= Albert Kiralfy =

Albert Kenneth Roland Kiralfy, FKC (1915–2001) was a legal scholar. He was Professor of Law at King's College London from 1964 to 1981.

Born in 1915, he studied law at King's College London from 1932 to 1935, when he graduated with an LLB; the following year, he was awarded the LLM degree, and remained at King's as an assistant lecturer until 1939. After serving in the Second World War, he returned to his former position at King's in 1947, and the following year became a full lecturer. He completed a doctorate in 1949, and was promoted to a readership in 1951 before becoming Professor of Law in 1964. He retired in 1981, having been appointed a Fellow of King's College London in 1971.

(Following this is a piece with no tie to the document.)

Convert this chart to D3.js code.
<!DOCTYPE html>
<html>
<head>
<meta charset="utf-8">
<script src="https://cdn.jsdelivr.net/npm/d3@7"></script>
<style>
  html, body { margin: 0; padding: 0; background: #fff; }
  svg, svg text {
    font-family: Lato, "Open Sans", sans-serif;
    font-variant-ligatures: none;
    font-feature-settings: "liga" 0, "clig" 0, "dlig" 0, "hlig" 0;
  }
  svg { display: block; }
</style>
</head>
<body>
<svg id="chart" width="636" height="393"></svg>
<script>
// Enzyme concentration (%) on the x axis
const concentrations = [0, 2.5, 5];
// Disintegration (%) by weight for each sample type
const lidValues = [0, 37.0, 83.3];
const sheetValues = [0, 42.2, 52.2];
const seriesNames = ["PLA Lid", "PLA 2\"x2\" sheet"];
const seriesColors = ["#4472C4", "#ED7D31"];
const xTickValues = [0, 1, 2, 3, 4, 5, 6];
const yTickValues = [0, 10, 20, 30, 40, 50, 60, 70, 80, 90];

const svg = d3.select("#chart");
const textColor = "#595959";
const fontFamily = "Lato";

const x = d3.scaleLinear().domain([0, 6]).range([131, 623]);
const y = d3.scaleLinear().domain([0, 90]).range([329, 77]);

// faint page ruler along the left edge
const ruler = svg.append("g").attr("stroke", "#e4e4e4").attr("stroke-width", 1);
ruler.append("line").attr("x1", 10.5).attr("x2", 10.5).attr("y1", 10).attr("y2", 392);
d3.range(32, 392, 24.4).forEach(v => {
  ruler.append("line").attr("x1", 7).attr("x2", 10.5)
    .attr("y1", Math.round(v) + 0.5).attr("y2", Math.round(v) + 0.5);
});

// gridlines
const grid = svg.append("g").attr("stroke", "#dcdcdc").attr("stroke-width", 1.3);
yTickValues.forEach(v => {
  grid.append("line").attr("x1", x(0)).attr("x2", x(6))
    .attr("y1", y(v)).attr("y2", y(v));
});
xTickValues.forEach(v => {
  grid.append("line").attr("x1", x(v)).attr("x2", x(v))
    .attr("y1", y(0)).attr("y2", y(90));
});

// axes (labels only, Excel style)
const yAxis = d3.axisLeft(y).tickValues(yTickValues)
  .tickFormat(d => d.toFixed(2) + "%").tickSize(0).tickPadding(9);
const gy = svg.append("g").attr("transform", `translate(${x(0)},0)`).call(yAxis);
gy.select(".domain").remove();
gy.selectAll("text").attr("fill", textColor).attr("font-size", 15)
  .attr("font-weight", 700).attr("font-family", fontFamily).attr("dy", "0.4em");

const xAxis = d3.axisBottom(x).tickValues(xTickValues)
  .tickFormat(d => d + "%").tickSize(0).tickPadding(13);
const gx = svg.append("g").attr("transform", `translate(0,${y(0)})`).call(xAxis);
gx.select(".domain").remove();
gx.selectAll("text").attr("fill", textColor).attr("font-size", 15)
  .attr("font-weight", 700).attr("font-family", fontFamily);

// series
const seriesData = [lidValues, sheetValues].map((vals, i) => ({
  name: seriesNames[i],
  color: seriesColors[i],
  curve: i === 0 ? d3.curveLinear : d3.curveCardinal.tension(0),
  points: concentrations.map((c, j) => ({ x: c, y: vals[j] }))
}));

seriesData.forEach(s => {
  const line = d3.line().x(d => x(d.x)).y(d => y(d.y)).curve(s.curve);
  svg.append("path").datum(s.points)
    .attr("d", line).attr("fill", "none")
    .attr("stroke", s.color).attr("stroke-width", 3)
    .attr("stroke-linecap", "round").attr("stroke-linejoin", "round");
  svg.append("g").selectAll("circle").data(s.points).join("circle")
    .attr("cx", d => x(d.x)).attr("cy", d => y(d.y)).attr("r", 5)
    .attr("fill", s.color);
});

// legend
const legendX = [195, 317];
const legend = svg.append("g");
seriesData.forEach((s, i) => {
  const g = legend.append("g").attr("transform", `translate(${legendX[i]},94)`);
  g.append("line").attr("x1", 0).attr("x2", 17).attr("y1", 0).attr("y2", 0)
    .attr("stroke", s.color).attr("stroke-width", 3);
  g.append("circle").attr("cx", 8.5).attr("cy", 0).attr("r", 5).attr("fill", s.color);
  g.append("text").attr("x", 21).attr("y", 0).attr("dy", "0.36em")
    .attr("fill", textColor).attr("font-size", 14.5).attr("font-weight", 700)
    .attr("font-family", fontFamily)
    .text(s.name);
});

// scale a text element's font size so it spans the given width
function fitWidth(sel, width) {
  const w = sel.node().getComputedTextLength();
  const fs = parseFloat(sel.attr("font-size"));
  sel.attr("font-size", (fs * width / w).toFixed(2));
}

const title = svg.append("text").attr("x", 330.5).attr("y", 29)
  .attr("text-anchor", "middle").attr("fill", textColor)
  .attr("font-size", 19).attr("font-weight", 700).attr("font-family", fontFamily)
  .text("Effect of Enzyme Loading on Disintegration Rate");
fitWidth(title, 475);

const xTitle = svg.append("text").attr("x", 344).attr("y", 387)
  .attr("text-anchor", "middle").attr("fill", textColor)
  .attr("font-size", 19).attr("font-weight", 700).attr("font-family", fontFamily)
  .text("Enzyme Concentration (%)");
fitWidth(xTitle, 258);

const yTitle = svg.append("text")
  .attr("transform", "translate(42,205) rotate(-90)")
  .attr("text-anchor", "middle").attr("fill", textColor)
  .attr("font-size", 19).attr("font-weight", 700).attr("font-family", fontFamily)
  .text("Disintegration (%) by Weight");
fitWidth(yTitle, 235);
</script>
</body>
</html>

Kiralfy co-edited (with Harold Potter) the eighth edition of Goodeve's Modern Law of Personal Property in 1937, and published a monograph, The Action on the Case in 1951. He edited the fourth edition of Potter's Historical Introduction to English Law in 1958. He was also "one of the pioneers of the study of Soviet and Russian law in England", and translated Russian civil codes to English.

Kiralfy died in April 2001.

==See also==
- J. H. Baker, "Kiralfy's The Action on the Case", The Journal of Legal History, vol. 16, no. 3 (1995), pp. 231–233.